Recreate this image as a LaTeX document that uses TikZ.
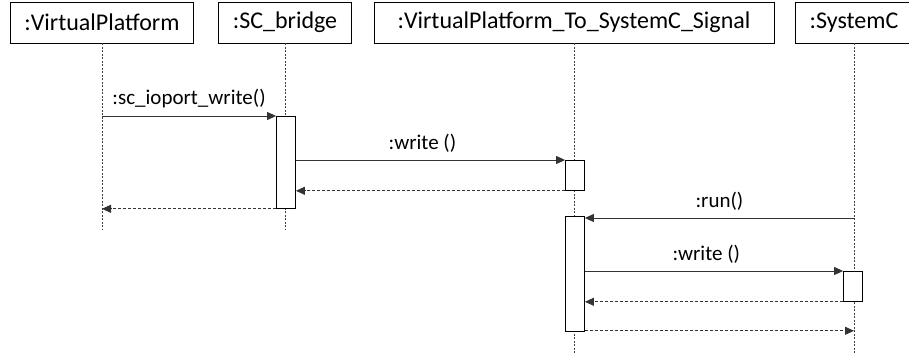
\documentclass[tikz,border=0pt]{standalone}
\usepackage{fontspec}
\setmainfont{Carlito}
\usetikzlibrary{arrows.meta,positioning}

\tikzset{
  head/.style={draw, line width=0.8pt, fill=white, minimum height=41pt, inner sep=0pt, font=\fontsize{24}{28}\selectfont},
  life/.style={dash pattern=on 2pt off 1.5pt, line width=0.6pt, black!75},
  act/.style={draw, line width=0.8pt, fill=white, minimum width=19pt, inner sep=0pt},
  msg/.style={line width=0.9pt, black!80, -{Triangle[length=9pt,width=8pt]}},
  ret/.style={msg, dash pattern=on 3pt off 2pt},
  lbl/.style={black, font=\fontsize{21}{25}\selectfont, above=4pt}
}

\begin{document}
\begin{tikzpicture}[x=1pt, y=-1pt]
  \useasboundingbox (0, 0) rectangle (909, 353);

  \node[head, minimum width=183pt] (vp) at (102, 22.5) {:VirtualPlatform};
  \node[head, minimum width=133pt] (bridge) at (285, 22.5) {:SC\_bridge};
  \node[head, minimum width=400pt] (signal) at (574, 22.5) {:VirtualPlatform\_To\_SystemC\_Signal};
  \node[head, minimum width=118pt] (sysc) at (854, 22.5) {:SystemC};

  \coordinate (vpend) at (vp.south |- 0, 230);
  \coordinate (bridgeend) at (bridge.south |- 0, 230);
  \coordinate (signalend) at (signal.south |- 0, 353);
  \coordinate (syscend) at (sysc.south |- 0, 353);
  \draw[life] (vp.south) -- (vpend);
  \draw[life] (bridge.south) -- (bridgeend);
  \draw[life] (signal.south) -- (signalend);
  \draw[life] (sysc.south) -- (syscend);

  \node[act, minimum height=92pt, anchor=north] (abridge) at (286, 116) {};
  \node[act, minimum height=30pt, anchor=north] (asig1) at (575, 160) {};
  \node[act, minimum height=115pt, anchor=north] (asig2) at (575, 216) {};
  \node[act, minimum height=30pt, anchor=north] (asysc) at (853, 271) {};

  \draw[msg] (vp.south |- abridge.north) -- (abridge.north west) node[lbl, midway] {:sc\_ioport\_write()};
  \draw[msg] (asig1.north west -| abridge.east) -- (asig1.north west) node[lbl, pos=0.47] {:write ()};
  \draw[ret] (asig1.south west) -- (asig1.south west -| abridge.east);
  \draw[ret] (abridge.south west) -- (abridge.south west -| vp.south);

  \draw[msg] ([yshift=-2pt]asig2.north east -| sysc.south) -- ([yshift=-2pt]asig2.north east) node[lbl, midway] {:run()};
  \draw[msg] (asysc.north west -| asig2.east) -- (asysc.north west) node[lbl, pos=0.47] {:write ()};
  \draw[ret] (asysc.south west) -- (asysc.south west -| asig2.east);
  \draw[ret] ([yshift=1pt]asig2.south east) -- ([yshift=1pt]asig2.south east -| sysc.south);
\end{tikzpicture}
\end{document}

→ EXERCISE TASK:
Transcribe exactly, with no pictures, the lines running from the first line of the material through the line holding "(sysc.south) -- (syscend);".

→ OUTPUT BELOW:
Recreate this image as a LaTeX document that uses TikZ.
\documentclass[tikz,border=0pt]{standalone}
\usepackage{fontspec}
\setmainfont{Carlito}
\usetikzlibrary{arrows.meta,positioning}

\tikzset{
  head/.style={draw, line width=0.8pt, fill=white, minimum height=41pt, inner sep=0pt, font=\fontsize{24}{28}\selectfont},
  life/.style={dash pattern=on 2pt off 1.5pt, line width=0.6pt, black!75},
  act/.style={draw, line width=0.8pt, fill=white, minimum width=19pt, inner sep=0pt},
  msg/.style={line width=0.9pt, black!80, -{Triangle[length=9pt,width=8pt]}},
  ret/.style={msg, dash pattern=on 3pt off 2pt},
  lbl/.style={black, font=\fontsize{21}{25}\selectfont, above=4pt}
}

\begin{document}
\begin{tikzpicture}[x=1pt, y=-1pt]
  \useasboundingbox (0, 0) rectangle (909, 353);

  \node[head, minimum width=183pt] (vp) at (102, 22.5) {:VirtualPlatform};
  \node[head, minimum width=133pt] (bridge) at (285, 22.5) {:SC\_bridge};
  \node[head, minimum width=400pt] (signal) at (574, 22.5) {:VirtualPlatform\_To\_SystemC\_Signal};
  \node[head, minimum width=118pt] (sysc) at (854, 22.5) {:SystemC};

  \coordinate (vpend) at (vp.south |- 0, 230);
  \coordinate (bridgeend) at (bridge.south |- 0, 230);
  \coordinate (signalend) at (signal.south |- 0, 353);
  \coordinate (syscend) at (sysc.south |- 0, 353);
  \draw[life] (vp.south) -- (vpend);
  \draw[life] (bridge.south) -- (bridgeend);
  \draw[life] (signal.south) -- (signalend);
  \draw[life] (sysc.south) -- (syscend);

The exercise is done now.